Given instruction: Could you repeat, exactly as they stand, the lines between the one with "Clone this chart in matplotlib." and the one with "0.00268, 0.00258, 0.00258]", inclusive, minus the pictures?

— start of Material shown —

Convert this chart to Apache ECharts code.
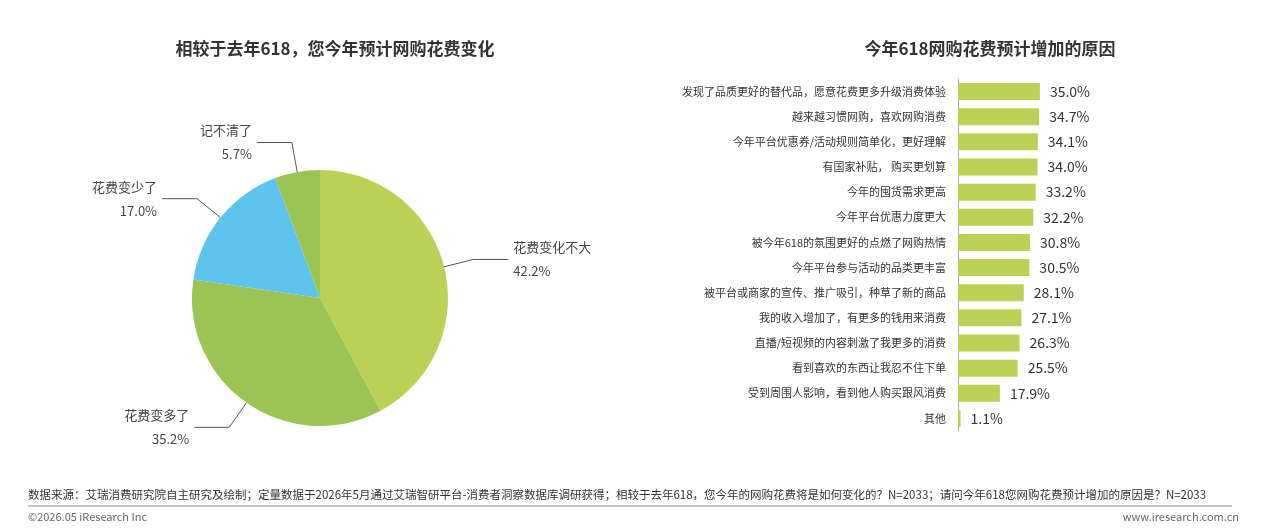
<!DOCTYPE html><html><head><meta charset="utf-8"><script src="https://cdn.jsdelivr.net/npm/echarts@6/dist/echarts.min.js"></script>
<style>body{margin:0}#c{width:1269px;height:530px}</style></head><body><div id="c"></div><script>
const pieNames=['花费变化不大','花费变多了','花费变少了','记不清了'];
const pieValues=[42.2,35.2,17.0,5.7];
const pieColors=['#BBD155','#9AC454','#5EC4EE','#9AC454'];
const barCats=['发现了品质更好的替代品，愿意花费更多升级消费体验','越来越习惯网购，喜欢网购消费','今年平台优惠券/活动规则简单化，更好理解','有国家补贴， 购买更划算','今年的囤货需求更高','今年平台优惠力度更大','被今年618的氛围更好的点燃了网购热情','今年平台参与活动的品类更丰富','被平台或商家的宣传、推广吸引，种草了新的商品','我的收入增加了，有更多的钱用来消费','直播/短视频的内容刺激了我更多的消费','看到喜欢的东西让我忍不住下单','受到周围人影响，看到他人购买跟风消费','其他'];
const barValues=[35.0,34.7,34.1,34.0,33.2,32.2,30.8,30.5,28.1,27.1,26.3,25.5,17.9,1.1];
const F='"Noto Sans CJK SC","Noto Sans",sans-serif';
const ch=echarts.init(document.getElementById('c'));
ch.setOption({
 textStyle:{fontFamily:F},
 title:[{text:'相较于去年618，您今年预计网购花费变化',left:330,top:35,textAlign:'center',textStyle:{fontSize:17,fontWeight:'bold',color:'#333',fontFamily:F}},
  {text:'今年618网购花费预计增加的原因',left:985,top:35,textAlign:'center',textStyle:{fontSize:17,fontWeight:'bold',color:'#333',fontFamily:F}}],
 grid:{left:958,width:117,top:79,height:352},
 xAxis:{type:'value',min:0,max:50,show:false},
 yAxis:{type:'category',inverse:true,data:barCats,axisTick:{show:false},axisLine:{lineStyle:{color:'#aaa'}},axisLabel:{fontSize:11,color:'#333',margin:12}},
 series:[{type:'pie',center:[320,298],radius:128,startAngle:90,clockwise:true,
   data:pieNames.map((n,i)=>({name:n,value:pieValues[i],itemStyle:{color:pieColors[i]}})),
   label:{formatter:p=>p.name+'\n'+p.value.toFixed(1)+'%',fontSize:13,color:'#444',lineHeight:24,align:'center'},
   labelLine:{length:30,length2:35,lineStyle:{color:'#555'}},itemStyle:{borderWidth:0}},
  {type:'bar',data:barValues,barWidth:17,itemStyle:{color:'#BBD155'},label:{show:true,position:'right',distance:10,formatter:p=>p.value.toFixed(1)+'%',fontSize:14,color:'#333'}}],
 graphic:[{type:'text',left:28,top:489,style:{text:'数据来源：艾瑞消费研究院自主研究及绘制；定量数据于2026年5月通过艾瑞智研平台-消费者洞察数据库调研获得；相较于去年618，您今年的网购花费将是如何变化的？N=2033；请问今年618您网购花费预计增加的原因是？N=2033',fontSize:11.5,fill:'#333',fontFamily:F}},
  {type:'line',shape:{x1:28,y1:506,x2:1232,y2:506},style:{stroke:'#888',lineWidth:1}},
  {type:'text',left:28,top:511,style:{text:'©2026.05 iResearch Inc',fontSize:11,fill:'#666',fontFamily:F}},
  {type:'text',right:30,top:511,style:{text:'www.iresearch.com.cn',fontSize:11,fill:'#666',fontFamily:F}}]
});
</script></body></html>
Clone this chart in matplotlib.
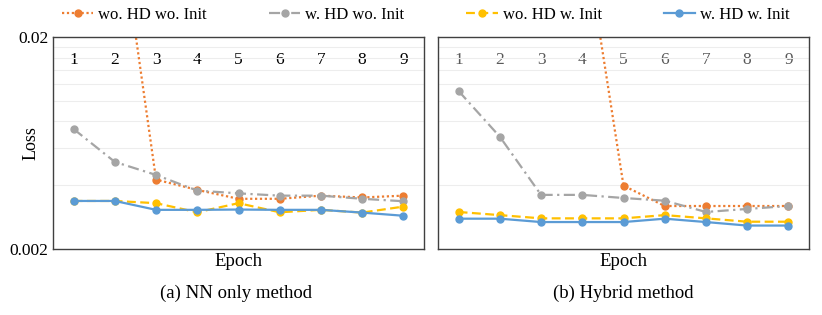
import numpy as np
import matplotlib.pyplot as plt
from matplotlib.ticker import NullFormatter

# Times-like serif font
plt.rcParams["font.family"] = ["Liberation Serif", "DejaVu Serif"]

epochs = [1, 2, 3, 4, 5, 6, 7, 8, 9]
series_labels = ["wo. HD wo. Init", "w. HD wo. Init", "wo. HD w. Init", "w. HD w. Init"]

# (a) NN only method  (nan = above the visible range)
nn_wo_hd_wo_init = [np.nan, 0.101, 0.00425, 0.0038, 0.00345, 0.00345, 0.00357, 0.0035, 0.00357]
nn_w_hd_wo_init = [0.00736, 0.00515, 0.00447, 0.00377, 0.00366, 0.00357, 0.00357, 0.00345, 0.00336]
nn_wo_hd_w_init = [0.00337, 0.00337, 0.00329, 0.00298, 0.00329, 0.00298, 0.00306, 0.00297, 0.00317]
nn_w_hd_w_init = [0.00337, 0.00337, 0.00306, 0.00306, 0.00307, 0.00306, 0.00306, 0.00297, 0.00287]

# (b) Hybrid method
hy_wo_hd_wo_init = [np.nan, np.nan, np.nan, 0.07, 0.00398, 0.00319, 0.00319, 0.00319, 0.00319]
hy_w_hd_wo_init = [0.01112, 0.00677, 0.0036, 0.0036, 0.00348, 0.00338, 0.00299, 0.00309, 0.00319]
hy_wo_hd_w_init = [0.00299, 0.00289, 0.00279, 0.00279, 0.00279, 0.00289, 0.00279, 0.00269, 0.00269]
hy_w_hd_w_init = [0.00278, 0.00278, 0.00268, 0.00268, 0.00268, 0.00278, 0.00268, 0.00258, 0.00258]

grid_values = [0.004, 0.006, 0.008, 0.010, 0.012, 0.014, 0.016, 0.018]

colors = ["#ED7D31", "#A5A5A5", "#FFC000", "#5B9BD5"]
styles = [(0, (1, 1.2)), (0, (5, 2, 1, 2)), (0, (4, 2)), "-"]


def draw_panel(ax, data, tick_color):
    for vals, c, ls, lab in zip(data, colors, styles, series_labels):
        ax.plot(epochs, vals, color=c, linestyle=ls, linewidth=1.6,
                marker="o", markersize=5, label=lab)
    ax.set_yscale("log")
    ax.set_ylim(0.002, 0.02)
    ax.set_xlim(0.5, 9.5)
    ax.set_xticks(epochs)
    ax.set_yticks(grid_values, minor=True)
    ax.yaxis.set_minor_formatter(NullFormatter())
    ax.grid(which="minor", axis="y", color="#EDEDED", linewidth=0.8)
    ax.set_axisbelow(True)
    # category labels sit inside the top of the plot area
    ax.tick_params(axis="x", bottom=False, top=False, labelbottom=False,
                   labeltop=True, pad=-26, labelsize=12.5, labelcolor=tick_color)
    ax.tick_params(axis="y", which="both", length=0, labelsize=12.5)
    for sp in ax.spines.values():
        sp.set_color("#404040")
        sp.set_linewidth(1.0)
    ax.set_xlabel("Epoch", fontsize=13.5, labelpad=3)


fig = plt.figure(figsize=(8.22, 3.15), dpi=100)
ax1 = fig.add_axes([53 / 822, 66 / 315, 371 / 822, 212 / 315])
ax2 = fig.add_axes([438 / 822, 66 / 315, 371 / 822, 212 / 315])

draw_panel(ax1, [nn_wo_hd_wo_init, nn_w_hd_wo_init, nn_wo_hd_w_init, nn_w_hd_w_init], "black")
draw_panel(ax2, [hy_wo_hd_wo_init, hy_w_hd_wo_init, hy_wo_hd_w_init, hy_w_hd_w_init], "#595959")

ax1.set_yticks([0.002, 0.02])
ax1.set_yticklabels(["0.002", "0.02"])
ax1.set_ylabel("Loss", fontsize=13)
ax1.yaxis.set_label_coords(-0.037, 0.5)
ax2.set_yticks([0.002, 0.02])
ax2.set_yticklabels([])

fig.text(236 / 822, 1 - 293 / 315, "(a) NN only method", ha="center", va="center", fontsize=13.5)
fig.text(623 / 822, 1 - 293 / 315, "(b) Hybrid method", ha="center", va="center", fontsize=13.5)

handles, labels = ax1.get_legend_handles_labels()
fig.legend(handles, labels, ncol=4, loc="center", bbox_to_anchor=(0.518, 1 - 15 / 315),
           frameon=False, fontsize=12, handlelength=1.9, handletextpad=0.3,
           columnspacing=3.7)

fig.savefig("out.png", dpi=100)
plt.close(fig)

— end of Material shown —

Task result:
Clone this chart in matplotlib.
import numpy as np
import matplotlib.pyplot as plt
from matplotlib.ticker import NullFormatter

# Times-like serif font
plt.rcParams["font.family"] = ["Liberation Serif", "DejaVu Serif"]

epochs = [1, 2, 3, 4, 5, 6, 7, 8, 9]
series_labels = ["wo. HD wo. Init", "w. HD wo. Init", "wo. HD w. Init", "w. HD w. Init"]

# (a) NN only method  (nan = above the visible range)
nn_wo_hd_wo_init = [np.nan, 0.101, 0.00425, 0.0038, 0.00345, 0.00345, 0.00357, 0.0035, 0.00357]
nn_w_hd_wo_init = [0.00736, 0.00515, 0.00447, 0.00377, 0.00366, 0.00357, 0.00357, 0.00345, 0.00336]
nn_wo_hd_w_init = [0.00337, 0.00337, 0.00329, 0.00298, 0.00329, 0.00298, 0.00306, 0.00297, 0.00317]
nn_w_hd_w_init = [0.00337, 0.00337, 0.00306, 0.00306, 0.00307, 0.00306, 0.00306, 0.00297, 0.00287]

# (b) Hybrid method
hy_wo_hd_wo_init = [np.nan, np.nan, np.nan, 0.07, 0.00398, 0.00319, 0.00319, 0.00319, 0.00319]
hy_w_hd_wo_init = [0.01112, 0.00677, 0.0036, 0.0036, 0.00348, 0.00338, 0.00299, 0.00309, 0.00319]
hy_wo_hd_w_init = [0.00299, 0.00289, 0.00279, 0.00279, 0.00279, 0.00289, 0.00279, 0.00269, 0.00269]
hy_w_hd_w_init = [0.00278, 0.00278, 0.00268, 0.00268, 0.00268, 0.00278, 0.00268, 0.00258, 0.00258]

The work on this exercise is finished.